Of course, there will also be fans in the Madison audience encountering “Rent” as a live show for the first time. Olivia McCrary, a 16-year-old junior at New Glarus High School, said she saw the 2005 film of “Rent” in the theater.

“I was just in awe,” she said. “Most musicals are kind of corny, they all have the same story. ‘Rent’ was just different.”

Young audience members familiar with the film might be surprised that the musical is sung-through, a true rock opera in the vein of “Jesus Christ Superstar” or, more loosely, “Hair.”

Those who weren’t “Rent”-heads the first time around may have a chance to revisit a play they originally judged harshly.

“In the mid-’90s, I was like them, an artist struggling to find his art in NYC,” Andrew Abrams, artistic director of Four Seasons Theatre Co., wrote in an e-mail. “All I could think about when I watched that show was, ‘Why do these people think they shouldn’t have to pay rent?

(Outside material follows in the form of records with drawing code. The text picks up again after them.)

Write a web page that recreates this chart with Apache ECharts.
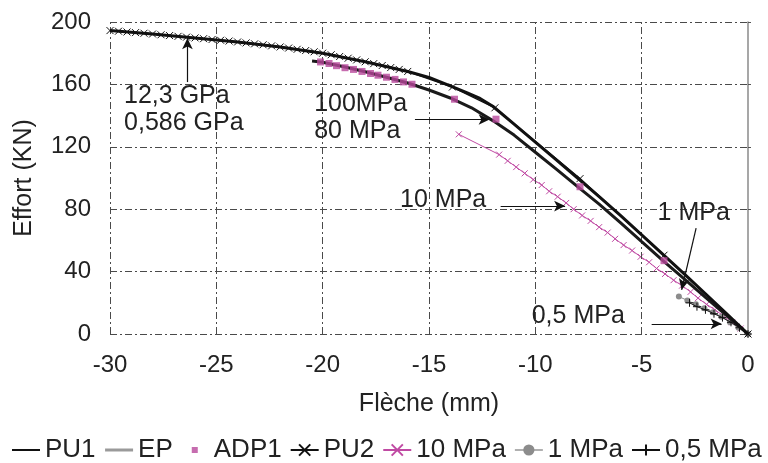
<!DOCTYPE html>
<html>
<head>
<meta charset="utf-8">
<script src="https://cdn.jsdelivr.net/npm/echarts@6/dist/echarts.min.js"></script>
<style>
html,body{margin:0;padding:0;background:#fff;}
#chart{width:768px;height:463px;}
</style>
</head>
<body>
<div id="chart"></div>
<script>
// ---- data (x = Flèche (mm), y = Effort (kN)) ----
const xTicks = [-30, -25, -20, -15, -10, -5, 0];
const yTicks = [0, 40, 80, 120, 160, 200];

const pu1 = [[-30,194.5],[-28,192.3],[-26,189.8],[-24,187.2],[-22,184],[-20,180],[-18,174.5],[-16,168.3],[-15,164.5],[-14,159],[-13.2,154.5],[-12.6,151],[-12,146],[-11,134.5],[-10,123],[-9,111.5],[-8,99.8],[-7,88],[-6,76],[-5,63.5],[-4,51],[-3,38.5],[-2,25.8],[-1,13],[0,0]];

const pu2 = [[-30,194.5],[-29.6,194.1],[-29.2,193.6],[-28.8,193.2],[-28.4,192.8],[-28,192.3],[-27.6,191.8],[-27.2,191.3],[-26.8,190.8],[-26.4,190.3],[-26,189.8],[-25.6,189.3],[-25.2,188.8],[-24.8,188.3],[-24.4,187.8],[-24,187.2],[-23.6,186.6],[-23.2,186],[-22.8,185.4],[-22.4,184.7],[-22,184],[-21.6,183.3],[-21.2,182.5],[-20.8,181.7],[-20.4,180.9],[-20,180],[-19.6,179],[-19.2,177.9],[-18.8,176.8],[-18.4,175.7],[-18,174.5],[-17.6,173.3],[-17.2,172.1],[-16.8,170.8],[-16.4,169.6],[-16,168.3],[-13.9,158.3],[-11.9,145],[-7.9,99.6],[-3.95,50.5],[0,0]];

const ep = [[-20.5,175],[-20,174.2],[-19,171.3],[-18,168.1],[-17,164.6],[-16,160.9],[-15,156.4],[-14,151.3],[-13,145],[-12,136.8],[-11,127.5],[-10,116.5],[-9,105.5],[-8,94.3],[-7,83.3],[-6,71.4],[-5,59.2],[-4,47.1],[-3,35.3],[-2,23.5],[-1,11.8],[0,0]];

const adp1 = [[-20.1,174.4],[-19.7,173.4],[-19.35,172],[-18.95,170.7],[-18.55,169.6],[-18.15,168.3],[-17.75,167],[-17.4,165.9],[-17,164.6],[-16.6,163.2],[-16.2,161.6],[-15.8,160.1],[-13.8,150.5],[-11.85,137.7],[-7.9,94.4],[-3.95,47]];

const mpa10 = [[-13.6,128],[-11.7,115],[-11.3,111],[-10.9,107],[-10.5,103],[-10.1,99],[-9.7,95.5],[-9.35,91.5],[-8.95,88],[-8.55,84],[-8.2,80],[-7.8,76],[-7.4,72.5],[-7,68.5],[-6.6,65],[-6.25,61],[-5.85,57],[-5.45,53.5],[-5.05,49.5],[-4.65,46],[-4.3,42],[-3.9,38.5],[-3.5,34.5],[-3.1,31],[-2.7,27],[-2.35,23],[-1.95,19],[-1.55,15.5],[-1.15,11.5],[-0.75,7.5],[-0.35,3.5],[0,0]];

const mpa1 = [[-3.25,24],[-2.85,21.5],[-2.45,19],[-2.05,16.5],[-1.65,14],[-1.25,11],[-0.85,7.5],[-0.45,4],[0,0]];

const mpa05 = [[-2.75,20],[-2.4,17.5],[-2,15.5],[-1.6,13],[-1.2,10.5],[-0.8,7.5],[-0.4,4],[0,0]];

// annotations: text anchor (left/middle) and arrow from -> to, in data units
const annTexts = ['12,3 GPa\n0,586 GPa', '100MPa\n80 MPa', '10 MPa', '1 MPa', '0,5 MPa'];
const annAt = [[-29.34,144], [-20.4,138.4], [-16.36,85.9], [-4.25,77.4], [-10.17,11.2]];
const annFrom = [[-26.36,161.5], [-15.66,137.5], [-11.63,82], [-2.44,67.8], [-4.53,6.5]];
const annTo = [[-26.36,189.6], [-12.15,137.5], [-8.6,82], [-3.12,28.3], [-1.24,6.5]];

// ---- chart ----
const FONT = "'Liberation Sans', Arial, Helvetica, sans-serif";
const X_PATH = 'path://M0,0L10,10M10,0L0,10';
const PLUS_PATH = 'path://M5,0L5,10M0,5L10,5';
const SQ_PATH = 'path://M0,0L0.05,0L0.05,0.05Z M11,4L17,4L17,10L11,10Z M27.95,13.95L28,13.95L28,14Z';
const PINK = '#c04aa3';
const GRID_DASH = [7,3,2,3];

const chart = echarts.init(document.getElementById('chart'), null, {renderer:'canvas'});

const markLineData = annFrom.map((f,i)=>[
  {coord:f, symbol:'none'},
  {coord:annTo[i], symbol:'arrow', symbolSize:[8,11]}
]);
const markPointData = annTexts.map((t,i)=>({
  coord: annAt[i], value: t, symbol:'circle', symbolSize:0,
  label:{show:true, formatter:t, position:'inside', align:'left', verticalAlign:'middle',
         color:'#222', fontSize:25, fontFamily:FONT, lineHeight:27}
}));
// vertical grid lines at the x ticks (drawn as markLines since they follow the axis scale)
const vGridData = xTicks.slice(0, -1).map(v => ({xAxis: v}));

const option = {
  animation:false,
  backgroundColor:'#fff',
  textStyle:{fontFamily:FONT},
  grid:{left:110, right:20, top:22, bottom:129, containLabel:false},
  legend:{
    left:11, top:432, itemGap:8, itemWidth:28, itemHeight:14, padding:[5,0,5,0],
    textStyle:{fontSize:26, color:'#222', fontFamily:FONT},
    data:[
      {name:'PU1', itemStyle:{opacity:0}},
      {name:'EP', lineStyle:{color:'#9a9a9a', width:3}, itemStyle:{opacity:0}},
      {name:'ADP1', icon:SQ_PATH},
      {name:'PU2'},
      {name:'10 MPa'},
      {name:'1 MPa', lineStyle:{color:'#b0b0b0'}},
      {name:'0,5 MPa'}
    ]
  },
  xAxis:{
    type:'value', min:xTicks[0], max:xTicks[xTicks.length-1], interval:5,
    name:'Flèche (mm)', nameLocation:'middle', nameGap:58,
    nameTextStyle:{fontSize:25, color:'#222', fontFamily:FONT},
    axisLine:{show:false}, axisTick:{show:false},
    axisLabel:{fontSize:24, color:'#222', margin:19, fontFamily:FONT},
    splitLine:{show:false}
  },
  yAxis:[{
    type:'value', min:yTicks[0], max:yTicks[yTicks.length-1], interval:40,
    name:'Effort (KN)', nameLocation:'middle', nameGap:73,
    nameTextStyle:{fontSize:25, color:'#222', fontFamily:FONT},
    axisLine:{show:false}, axisTick:{show:false},
    axisLabel:{fontSize:24, color:'#222', margin:19, fontFamily:FONT},
    splitLine:{show:true, lineStyle:{color:'#4a4a4a', width:1, type:GRID_DASH}}
  },{
    type:'value', position:'right', min:yTicks[0], max:yTicks[yTicks.length-1], interval:40,
    axisLine:{show:true, lineStyle:{color:'#8a8a8a', width:1.5}},
    axisTick:{show:true, inside:false, length:3, lineStyle:{color:'#555'}},
    axisLabel:{show:false}, splitLine:{show:false}
  }],
  series:[
    {name:'grid', type:'line', data:[], z:1, silent:true,
     markLine:{silent:true, animation:false, symbol:['none','none'], label:{show:false},
       lineStyle:{color:'#4a4a4a', width:1, type:GRID_DASH}, emphasis:{disabled:true}, data:vGridData}},
    {name:'10 MPa', type:'line', data:mpa10, z:2,
     lineStyle:{color:PINK, width:1}, itemStyle:{color:PINK, borderColor:PINK, borderWidth:1},
     symbol:X_PATH, symbolSize:6, showSymbol:true},
    {name:'1 MPa', type:'line', data:mpa1, z:3,
     lineStyle:{color:'#8c8c8c', width:1}, itemStyle:{color:'#8c8c8c'},
     symbol:'circle', symbolSize:6},
    {name:'0,5 MPa', type:'line', data:mpa05, z:4,
     lineStyle:{color:'#111', width:1}, itemStyle:{color:'#111', borderColor:'#111', borderWidth:1},
     symbol:PLUS_PATH, symbolSize:8},
    {name:'EP', type:'line', data:ep, z:5, showSymbol:false, symbol:'none',
     lineStyle:{color:'#1a1a1a', width:3}, itemStyle:{color:'#1a1a1a'}},
    {name:'PU1', type:'line', data:pu1, z:6, showSymbol:false, symbol:'none',
     lineStyle:{color:'#111', width:3}, itemStyle:{color:'#111'},
     markLine:{silent:true, animation:false, symbol:['none','arrow'], label:{show:false},
       lineStyle:{color:'#111', width:1.2, type:'solid'}, emphasis:{disabled:true}, data:markLineData},
     markPoint:{silent:true, animation:false, data:markPointData}},
    {name:'PU2', type:'line', data:pu2, z:7,
     lineStyle:{color:'#111', width:1.5}, itemStyle:{color:'#111', borderColor:'#111', borderWidth:1},
     symbol:X_PATH, symbolSize:7},
    {name:'ADP1', type:'scatter', data:adp1, z:8,
     symbol:'rect', symbolSize:7, itemStyle:{color:'#b8479b'}}
  ]
};
chart.setOption(option);
</script>
</body>
</html>
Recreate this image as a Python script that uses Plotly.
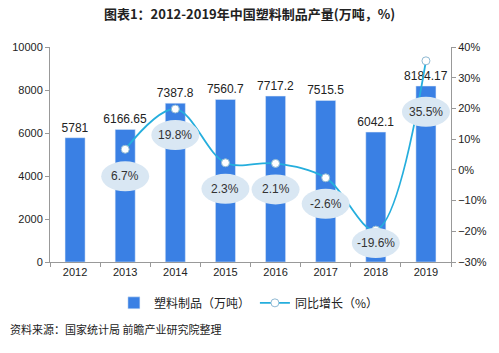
import plotly.graph_objects as go

years = ["2012", "2013", "2014", "2015", "2016", "2017", "2018", "2019"]
output = [5781, 6166.65, 7387.8, 7560.7, 7717.2, 7515.5, 6042.1, 8184.17]
output_labels = ["5781", "6166.65", "7387.8", "7560.7", "7717.2", "7515.5", "6042.1", "8184.17"]
growth = [None, 6.7, 19.8, 2.3, 2.1, -2.6, -19.6, 35.5]
growth_labels = ["", "6.7%", "19.8%", "2.3%", "2.1%", "-2.6%", "-19.6%", "35.5%"]
label_offset = [0, -27, -26, -26, -26, -26, -13, -51]  # pixel shift of bubble below point

FONT = "Arial, 'Liberation Sans', 'Noto Sans CJK SC', sans-serif"
CJK = "'Noto Sans CJK SC', 'Microsoft YaHei', sans-serif"
BAR = "#3a80e4"
LINE = "#25aedd"

fig = go.Figure()
fig.add_trace(go.Bar(
    x=years, y=output, name="塑料制品（万吨）",
    marker=dict(color=BAR), width=0.4,
    text=output_labels, textposition="outside", cliponaxis=False, constraintext="none",
    textfont=dict(size=12, color="#222", family=FONT),
))
fig.add_trace(go.Scatter(
    x=years, y=growth, name="同比增长（%）", yaxis="y2",
    mode="lines+markers", line=dict(color=LINE, width=1.8, shape="spline", smoothing=1.0),
    marker=dict(size=8, color="white", line=dict(color="#8fb9d3", width=1)),
    cliponaxis=False,
))

for i, (g, lab, off) in enumerate(zip(growth, growth_labels, label_offset)):
    if g is None:
        continue
    fig.add_shape(type="circle", xref="x", yref="y2", xsizemode="pixel", ysizemode="pixel",
                  xanchor=i, yanchor=g, x0=-24, x1=24, y0=off - 15, y1=off + 15,
                  fillcolor="#d9e7f3", line=dict(width=0), layer="above")
    fig.add_annotation(x=i, y=g, xref="x", yref="y2", text=lab, showarrow=False,
                       yshift=off, font=dict(size=12, color="#333", family=FONT))

fig.update_layout(
    width=499, height=353, paper_bgcolor="white", plot_bgcolor="white",
    margin=dict(l=50, r=46, t=47, b=91),
    title=dict(text="<b>图表1：2012-2019年中国塑料制品产量(万吨，%)</b>", x=0.5, xanchor="center",
               y=1 - 14 / 353, yanchor="middle", font=dict(size=13, color="#222", family=CJK)),
    showlegend=True,
    legend=dict(orientation="h", x=0.496, xanchor="center", y=-0.19, yanchor="middle",
                font=dict(size=12, color="#222", family=CJK), itemwidth=30, tracegroupgap=0),
    bargap=0.6,
    xaxis=dict(type="category", showline=True, linecolor="#999", ticks="outside", tickson="boundaries",
               ticklen=4, tickcolor="#999", tickfont=dict(size=11, color="#222", family=FONT),
               showgrid=False, range=[-0.5, 7.5]),
    yaxis=dict(range=[0, 10000], dtick=2000, tickformat="d", showline=True, linecolor="#999",
               ticks="outside", ticklen=4, tickcolor="#999", showgrid=False, zeroline=False,
               tickfont=dict(size=11, color="#222", family=FONT)),
    yaxis2=dict(range=[-30, 40], dtick=10, overlaying="y", side="right", showline=True, linecolor="#999",
                ticks="outside", ticklen=4, tickcolor="#999", showgrid=False, zeroline=False,
                ticksuffix="%", tickfont=dict(size=11, color="#222", family=FONT)),
)
fig.add_annotation(text="资料来源：国家统计局 前瞻产业研究院整理", xref="paper", yref="paper",
                   x=-42 / 403, y=(262 - 329) / 215, xanchor="left", yanchor="middle",
                   showarrow=False, font=dict(size=11, color="#222", family=CJK))

fig.write_html("out.html")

I certainly have to. I have to work a regular job just to survive.’”

But he liked the music, and because of the themes it addresses, Abrams conceded that “Rent” is still relevant. Randolph, too, said that “Rent” “woke people up to what musical theater can still do,” from its dark tone to its confrontational stance on contemporary issues.

“What (Larson) set out to do was bring the MTV generation into the theater,” Randolph said. “I’m trying to think of a show that touched hearts the way ‘Rent’ has, and I can’t think of one. It opened that door for shows to go out there and hit on major issues and still be successful.”